** START OF Supplied data **
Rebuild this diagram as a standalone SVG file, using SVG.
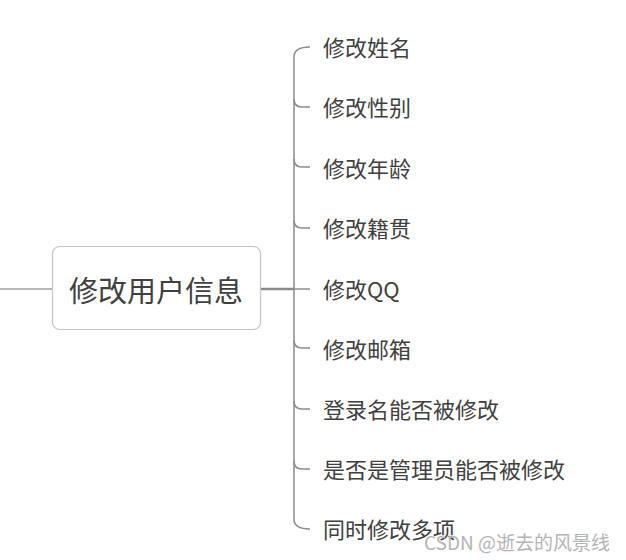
<svg xmlns="http://www.w3.org/2000/svg" width="626" height="560" viewBox="0 0 626 560">
<style>
.lbl{font-family:"Noto Sans CJK SC","Liberation Sans",sans-serif;font-size:22px;fill:#404040;dominant-baseline:central}
.ln{fill:none;stroke:#8c8c8c;stroke-width:1.5}
</style>
<rect width="626" height="560" fill="#fff"/>
<g id="connectors">
<line x1="0" y1="289" x2="52" y2="289" stroke="#a0a0a0" stroke-width="1.5"/>
<line x1="260" y1="289" x2="294" y2="289" stroke="#8a8a8a" stroke-width="2.5"/>
<line x1="294" y1="289" x2="310" y2="289" class="ln"/>
<path class="ln" d="M310,47 Q294,47 294,57 V519 Q294,529 310,529"/>
<path class="ln" d="M294,99 Q294,107 302,107 H310"/>
<path class="ln" d="M294,159 Q294,167 302,167 H310"/>
<path class="ln" d="M294,220 Q294,228 302,228 H310"/>
<path class="ln" d="M294,340 Q294,348 302,348 H310"/>
<path class="ln" d="M294,401 Q294,409 302,409 H310"/>
<path class="ln" d="M294,461 Q294,469 302,469 H310"/>
</g>
<g id="root">
<rect x="52.5" y="246.5" width="208" height="83" rx="7" fill="#fff" stroke="#c4c4c4" stroke-width="1.2"/>
<text x="156" y="289" text-anchor="middle" font-family="Noto Sans CJK SC, Liberation Sans, sans-serif" font-size="29" fill="#404040" dominant-baseline="central">修改用户信息</text>
</g>
<g id="n1"><text class="lbl" x="323" y="46">修改姓名</text></g>
<g id="n2"><text class="lbl" x="323" y="106">修改性别</text></g>
<g id="n3"><text class="lbl" x="323" y="167">修改年龄</text></g>
<g id="n4"><text class="lbl" x="323" y="227">修改籍贯</text></g>
<g id="n5"><text class="lbl" x="323" y="288">修改QQ</text></g>
<g id="n6"><text class="lbl" x="323" y="348">修改邮箱</text></g>
<g id="n7"><text class="lbl" x="323" y="408">登录名能否被修改</text></g>
<g id="n8"><text class="lbl" x="323" y="468">是否是管理员能否被修改</text></g>
<g id="n9"><text class="lbl" x="323" y="528">同时修改多项</text></g>
<text x="610" y="541" text-anchor="end" font-family="Noto Sans CJK SC, Liberation Sans, sans-serif" font-size="19" fill="#b4b4b4" dominant-baseline="central">CSDN @逝去的风景线</text>
</svg>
** END OF Supplied data **
Give back every line exactly as it stands, pictures excluded.

Rebuild this diagram as a standalone SVG file, using SVG.
<svg xmlns="http://www.w3.org/2000/svg" width="626" height="560" viewBox="0 0 626 560">
<style>
.lbl{font-family:"Noto Sans CJK SC","Liberation Sans",sans-serif;font-size:22px;fill:#404040;dominant-baseline:central}
.ln{fill:none;stroke:#8c8c8c;stroke-width:1.5}
</style>
<rect width="626" height="560" fill="#fff"/>
<g id="connectors">
<line x1="0" y1="289" x2="52" y2="289" stroke="#a0a0a0" stroke-width="1.5"/>
<line x1="260" y1="289" x2="294" y2="289" stroke="#8a8a8a" stroke-width="2.5"/>
<line x1="294" y1="289" x2="310" y2="289" class="ln"/>
<path class="ln" d="M310,47 Q294,47 294,57 V519 Q294,529 310,529"/>
<path class="ln" d="M294,99 Q294,107 302,107 H310"/>
<path class="ln" d="M294,159 Q294,167 302,167 H310"/>
<path class="ln" d="M294,220 Q294,228 302,228 H310"/>
<path class="ln" d="M294,340 Q294,348 302,348 H310"/>
<path class="ln" d="M294,401 Q294,409 302,409 H310"/>
<path class="ln" d="M294,461 Q294,469 302,469 H310"/>
</g>
<g id="root">
<rect x="52.5" y="246.5" width="208" height="83" rx="7" fill="#fff" stroke="#c4c4c4" stroke-width="1.2"/>
<text x="156" y="289" text-anchor="middle" font-family="Noto Sans CJK SC, Liberation Sans, sans-serif" font-size="29" fill="#404040" dominant-baseline="central">修改用户信息</text>
</g>
<g id="n1"><text class="lbl" x="323" y="46">修改姓名</text></g>
<g id="n2"><text class="lbl" x="323" y="106">修改性别</text></g>
<g id="n3"><text class="lbl" x="323" y="167">修改年龄</text></g>
<g id="n4"><text class="lbl" x="323" y="227">修改籍贯</text></g>
<g id="n5"><text class="lbl" x="323" y="288">修改QQ</text></g>
<g id="n6"><text class="lbl" x="323" y="348">修改邮箱</text></g>
<g id="n7"><text class="lbl" x="323" y="408">登录名能否被修改</text></g>
<g id="n8"><text class="lbl" x="323" y="468">是否是管理员能否被修改</text></g>
<g id="n9"><text class="lbl" x="323" y="528">同时修改多项</text></g>
<text x="610" y="541" text-anchor="end" font-family="Noto Sans CJK SC, Liberation Sans, sans-serif" font-size="19" fill="#b4b4b4" dominant-baseline="central">CSDN @逝去的风景线</text>
</svg>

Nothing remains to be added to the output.